BEGIN

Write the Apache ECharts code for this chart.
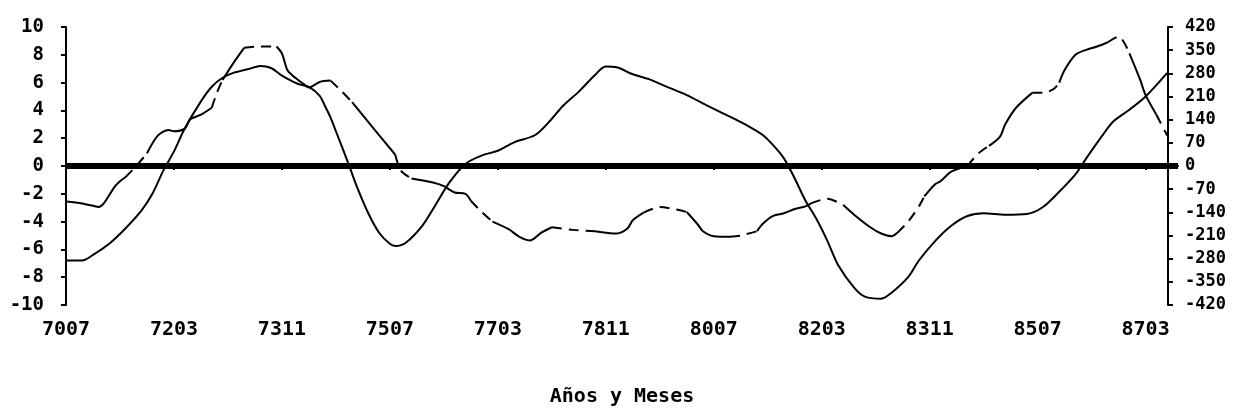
<!DOCTYPE html>
<html>
<head>
<meta charset="utf-8">
<script src="https://cdn.jsdelivr.net/npm/echarts@6/dist/echarts.min.js"></script>
<style>
html,body{margin:0;padding:0;background:#fff}
#chart{width:1236px;height:413px}
</style>
</head>
<body>
<div id="chart"></div>
<script>
// x = months counted from 7007 (0) up to 8707 (204)
const tickMonths = [0, 20, 40, 60, 80, 100, 120, 140, 160, 180, 200];
const tickLabels = ['7007', '7203', '7311', '7507', '7703', '7811', '8007', '8203', '8311', '8507', '8703'];

// smooth solid line, left axis
const indicatorA = [
    [0, -6.8], [3, -6.8], [5, -6.4], [8, -5.6], [11, -4.5], [14, -3.2], [16, -2.0], [18, -0.35],
    [20, 1.05], [22, 2.7], [25, 4.65], [27, 5.7], [29, 6.35], [31, 6.7], [34, 7.0], [36, 7.2],
    [38, 7.05], [40, 6.5], [43, 5.9], [45, 5.7], [47, 5.05], [48, 4.3], [49, 3.5], [50, 2.5],
    [52, 0.5], [54, -1.6], [56, -3.4], [58, -4.8], [60, -5.6], [61, -5.76], [63, -5.5], [66, -4.3],
    [68, -3.1], [71, -1.2], [74, 0.15], [77, 0.75], [80, 1.1], [83, 1.7], [87, 2.25], [90, 3.4],
    [92, 4.3], [95, 5.35], [98, 6.55], [100, 7.15], [102, 7.1], [105, 6.6], [108, 6.25], [111, 5.75],
    [115, 5.1], [119, 4.3], [123, 3.55], [126, 2.95], [129, 2.25], [131, 1.5], [133, 0.55], [135, -0.9],
    [137, -2.5], [139, -3.8], [141, -5.35], [143, -7.1], [146, -8.75], [148, -9.4], [151, -9.55], [153, -9.1],
    [156, -8.0], [158, -6.8], [161, -5.4], [164, -4.3], [167, -3.6], [170, -3.4], [174, -3.5], [178, -3.45],
    [181, -2.95], [184, -1.85], [187, -0.6], [189, 0.55], [192, 2.2], [194, 3.2], [197, 4.05], [200, 5.0],
    [204, 6.7]
];

// partly dashed line, right axis
const indicatorB = [
    [0, -107], [3, -113], [5, -120], [6, -124], [7, -113], [9, -63], [10, -46], [11, -34],
    [13, 0], [15, 38], [17, 92], [19, 109], [20, 105], [22, 113], [23, 141], [25, 155],
    [27, 176], [28, 223], [29, 260], [31, 311], [33, 357], [36, 361], [39, 361], [40, 340],
    [41, 290], [42, 273], [44, 248], [45, 237], [47, 254], [49, 258], [51, 227], [53, 193],
    [57, 113], [61, 34], [62, -13], [64, -38], [68, -50], [70, -61], [72, -80], [74, -84],
    [75, -105], [77, -139], [79, -168], [82, -191], [84, -214], [86, -225], [88, -202], [90, -185],
    [94, -193], [98, -197], [102, -204], [104, -189], [105, -164], [107, -141], [110, -124], [115, -139],
    [117, -176], [118, -197], [120, -212], [123, -214], [125, -210], [128, -197], [129, -176], [131, -151],
    [133, -143], [135, -130], [137, -122], [138, -113], [141, -99], [144, -118], [146, -147], [149, -185],
    [151, -204], [153, -212], [154, -202], [156, -168], [158, -122], [159, -92], [161, -55], [162, -46],
    [164, -17], [167, 0], [169, 38], [171, 61], [173, 88], [174, 126], [176, 176], [179, 221],
    [181, 221], [183, 233], [184, 252], [185, 290], [187, 336], [189, 351], [191, 361], [193, 374],
    [195, 391], [197, 340], [199, 260], [200, 214], [202, 155], [204, 92]
];

// month spans where indicatorB is drawn dashed
const dashedSpans = [
    [11, 15], [27, 29], [33, 39], [49, 53], [61, 64], [75, 79], [90, 98], [107, 115],
    [123, 128], [138, 144], [154, 159], [167, 171], [179, 184], [193, 197], [202, 204]
];

function splitByDash(points, spans) {
    const solid = [], dashed = [];
    const isDashed = (a, b) => spans.some(([s, e]) => a >= s && b <= e);
    for (let i = 1; i < points.length; i++) {
        const p0 = points[i - 1], p1 = points[i];
        const target = isDashed(p0[0], p1[0]) ? dashed : solid;
        if (target.length && target[target.length - 1] === p0) {
            target.push(p1);
        } else {
            if (target.length) target.push([p0[0], null]);
            target.push(p0, p1);
        }
    }
    return {solid, dashed};
}

const partsB = splitByDash(indicatorB, dashedSpans);
const font = 'DejaVu Sans Mono';

var chartDom = document.getElementById('chart');
var myChart = echarts.init(chartDom, null, {renderer: 'canvas'});
var option = {
    animation: false,
    backgroundColor: '#fff',
    grid: {left: 66, right: 58, top: 27, bottom: 108},
    xAxis: {
        type: 'value',
        min: 0,
        max: 206,
        interval: 20,
        splitLine: {show: false},
        axisLine: {lineStyle: {color: '#000', width: 2}},
        axisTick: {customValues: tickMonths, length: 4, lineStyle: {color: '#000', width: 2}},
        axisLabel: {
            customValues: tickMonths,
            formatter: v => tickLabels[tickMonths.indexOf(v)] || '',
            color: '#000', fontFamily: font, fontSize: 20, fontWeight: 'bold', margin: 15
        },
        name: 'Años y Meses',
        nameLocation: 'middle',
        nameGap: 82,
        nameTextStyle: {color: '#000', fontFamily: font, fontSize: 20, fontWeight: 'bold'}
    },
    yAxis: [{
        type: 'value',
        min: -10,
        max: 10,
        interval: 2,
        splitLine: {show: false},
        axisLine: {show: true, lineStyle: {color: '#000', width: 2}},
        axisTick: {show: true, length: 5, lineStyle: {color: '#000', width: 2}},
        axisLabel: {color: '#000', fontFamily: font, fontSize: 19, fontWeight: 'bold', margin: 22}
    }, {
        type: 'value',
        position: 'right',
        offset: -10,
        min: -420,
        max: 420,
        interval: 70,
        splitLine: {show: false},
        axisLine: {show: true, lineStyle: {color: '#000', width: 2}},
        axisTick: {show: true, length: 5, lineStyle: {color: '#000', width: 2}},
        axisLabel: {color: '#000', fontFamily: font, fontSize: 17, fontWeight: 'bold', margin: 17}
    }],
    series: [{
        type: 'line',
        data: indicatorA,
        yAxisIndex: 0,
        symbol: 'none',
        smooth: 0.3,
        lineStyle: {color: '#000', width: 2},
        markLine: {
            silent: true,
            symbol: 'none',
            label: {show: false},
            lineStyle: {color: '#000', width: 6, type: 'solid'},
            data: [{yAxis: 0}]
        }
    }, {
        type: 'line',
        data: partsB.solid,
        yAxisIndex: 1,
        symbol: 'none',
        smooth: 0.3,
        lineStyle: {color: '#000', width: 2}
    }, {
        type: 'line',
        data: partsB.dashed,
        yAxisIndex: 1,
        symbol: 'none',
        smooth: 0.3,
        lineStyle: {color: '#000', width: 2, type: [10, 7]}
    }]
};
option && myChart.setOption(option);
</script>
</body>
</html>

END

Objective: From the material above, reproduce everything verbatim except the pictures.

Reply:
Write the Apache ECharts code for this chart.
<!DOCTYPE html>
<html>
<head>
<meta charset="utf-8">
<script src="https://cdn.jsdelivr.net/npm/echarts@6/dist/echarts.min.js"></script>
<style>
html,body{margin:0;padding:0;background:#fff}
#chart{width:1236px;height:413px}
</style>
</head>
<body>
<div id="chart"></div>
<script>
// x = months counted from 7007 (0) up to 8707 (204)
const tickMonths = [0, 20, 40, 60, 80, 100, 120, 140, 160, 180, 200];
const tickLabels = ['7007', '7203', '7311', '7507', '7703', '7811', '8007', '8203', '8311', '8507', '8703'];

// smooth solid line, left axis
const indicatorA = [
    [0, -6.8], [3, -6.8], [5, -6.4], [8, -5.6], [11, -4.5], [14, -3.2], [16, -2.0], [18, -0.35],
    [20, 1.05], [22, 2.7], [25, 4.65], [27, 5.7], [29, 6.35], [31, 6.7], [34, 7.0], [36, 7.2],
    [38, 7.05], [40, 6.5], [43, 5.9], [45, 5.7], [47, 5.05], [48, 4.3], [49, 3.5], [50, 2.5],
    [52, 0.5], [54, -1.6], [56, -3.4], [58, -4.8], [60, -5.6], [61, -5.76], [63, -5.5], [66, -4.3],
    [68, -3.1], [71, -1.2], [74, 0.15], [77, 0.75], [80, 1.1], [83, 1.7], [87, 2.25], [90, 3.4],
    [92, 4.3], [95, 5.35], [98, 6.55], [100, 7.15], [102, 7.1], [105, 6.6], [108, 6.25], [111, 5.75],
    [115, 5.1], [119, 4.3], [123, 3.55], [126, 2.95], [129, 2.25], [131, 1.5], [133, 0.55], [135, -0.9],
    [137, -2.5], [139, -3.8], [141, -5.35], [143, -7.1], [146, -8.75], [148, -9.4], [151, -9.55], [153, -9.1],
    [156, -8.0], [158, -6.8], [161, -5.4], [164, -4.3], [167, -3.6], [170, -3.4], [174, -3.5], [178, -3.45],
    [181, -2.95], [184, -1.85], [187, -0.6], [189, 0.55], [192, 2.2], [194, 3.2], [197, 4.05], [200, 5.0],
    [204, 6.7]
];

// partly dashed line, right axis
const indicatorB = [
    [0, -107], [3, -113], [5, -120], [6, -124], [7, -113], [9, -63], [10, -46], [11, -34],
    [13, 0], [15, 38], [17, 92], [19, 109], [20, 105], [22, 113], [23, 141], [25, 155],
    [27, 176], [28, 223], [29, 260], [31, 311], [33, 357], [36, 361], [39, 361], [40, 340],
    [41, 290], [42, 273], [44, 248], [45, 237], [47, 254], [49, 258], [51, 227], [53, 193],
    [57, 113], [61, 34], [62, -13], [64, -38], [68, -50], [70, -61], [72, -80], [74, -84],
    [75, -105], [77, -139], [79, -168], [82, -191], [84, -214], [86, -225], [88, -202], [90, -185],
    [94, -193], [98, -197], [102, -204], [104, -189], [105, -164], [107, -141], [110, -124], [115, -139],
    [117, -176], [118, -197], [120, -212], [123, -214], [125, -210], [128, -197], [129, -176], [131, -151],
    [133, -143], [135, -130], [137, -122], [138, -113], [141, -99], [144, -118], [146, -147], [149, -185],
    [151, -204], [153, -212], [154, -202], [156, -168], [158, -122], [159, -92], [161, -55], [162, -46],
    [164, -17], [167, 0], [169, 38], [171, 61], [173, 88], [174, 126], [176, 176], [179, 221],
    [181, 221], [183, 233], [184, 252], [185, 290], [187, 336], [189, 351], [191, 361], [193, 374],
    [195, 391], [197, 340], [199, 260], [200, 214], [202, 155], [204, 92]
];

// month spans where indicatorB is drawn dashed
const dashedSpans = [
    [11, 15], [27, 29], [33, 39], [49, 53], [61, 64], [75, 79], [90, 98], [107, 115],
    [123, 128], [138, 144], [154, 159], [167, 171], [179, 184], [193, 197], [202, 204]
];

function splitByDash(points, spans) {
    const solid = [], dashed = [];
    const isDashed = (a, b) => spans.some(([s, e]) => a >= s && b <= e);
    for (let i = 1; i < points.length; i++) {
        const p0 = points[i - 1], p1 = points[i];
        const target = isDashed(p0[0], p1[0]) ? dashed : solid;
        if (target.length && target[target.length - 1] === p0) {
            target.push(p1);
        } else {
            if (target.length) target.push([p0[0], null]);
            target.push(p0, p1);
        }
    }
    return {solid, dashed};
}

const partsB = splitByDash(indicatorB, dashedSpans);
const font = 'DejaVu Sans Mono';

var chartDom = document.getElementById('chart');
var myChart = echarts.init(chartDom, null, {renderer: 'canvas'});
var option = {
    animation: false,
    backgroundColor: '#fff',
    grid: {left: 66, right: 58, top: 27, bottom: 108},
    xAxis: {
        type: 'value',
        min: 0,
        max: 206,
        interval: 20,
        splitLine: {show: false},
        axisLine: {lineStyle: {color: '#000', width: 2}},
        axisTick: {customValues: tickMonths, length: 4, lineStyle: {color: '#000', width: 2}},
        axisLabel: {
            customValues: tickMonths,
            formatter: v => tickLabels[tickMonths.indexOf(v)] || '',
            color: '#000', fontFamily: font, fontSize: 20, fontWeight: 'bold', margin: 15
        },
        name: 'Años y Meses',
        nameLocation: 'middle',
        nameGap: 82,
        nameTextStyle: {color: '#000', fontFamily: font, fontSize: 20, fontWeight: 'bold'}
    },
    yAxis: [{
        type: 'value',
        min: -10,
        max: 10,
        interval: 2,
        splitLine: {show: false},
        axisLine: {show: true, lineStyle: {color: '#000', width: 2}},
        axisTick: {show: true, length: 5, lineStyle: {color: '#000', width: 2}},
        axisLabel: {color: '#000', fontFamily: font, fontSize: 19, fontWeight: 'bold', margin: 22}
    }, {
        type: 'value',
        position: 'right',
        offset: -10,
        min: -420,
        max: 420,
        interval: 70,
        splitLine: {show: false},
        axisLine: {show: true, lineStyle: {color: '#000', width: 2}},
        axisTick: {show: true, length: 5, lineStyle: {color: '#000', width: 2}},
        axisLabel: {color: '#000', fontFamily: font, fontSize: 17, fontWeight: 'bold', margin: 17}
    }],
    series: [{
        type: 'line',
        data: indicatorA,
        yAxisIndex: 0,
        symbol: 'none',
        smooth: 0.3,
        lineStyle: {color: '#000', width: 2},
        markLine: {
            silent: true,
            symbol: 'none',
            label: {show: false},
            lineStyle: {color: '#000', width: 6, type: 'solid'},
            data: [{yAxis: 0}]
        }
    }, {
        type: 'line',
        data: partsB.solid,
        yAxisIndex: 1,
        symbol: 'none',
        smooth: 0.3,
        lineStyle: {color: '#000', width: 2}
    }, {
        type: 'line',
        data: partsB.dashed,
        yAxisIndex: 1,
        symbol: 'none',
        smooth: 0.3,
        lineStyle: {color: '#000', width: 2, type: [10, 7]}
    }]
};
option && myChart.setOption(option);
</script>
</body>
</html>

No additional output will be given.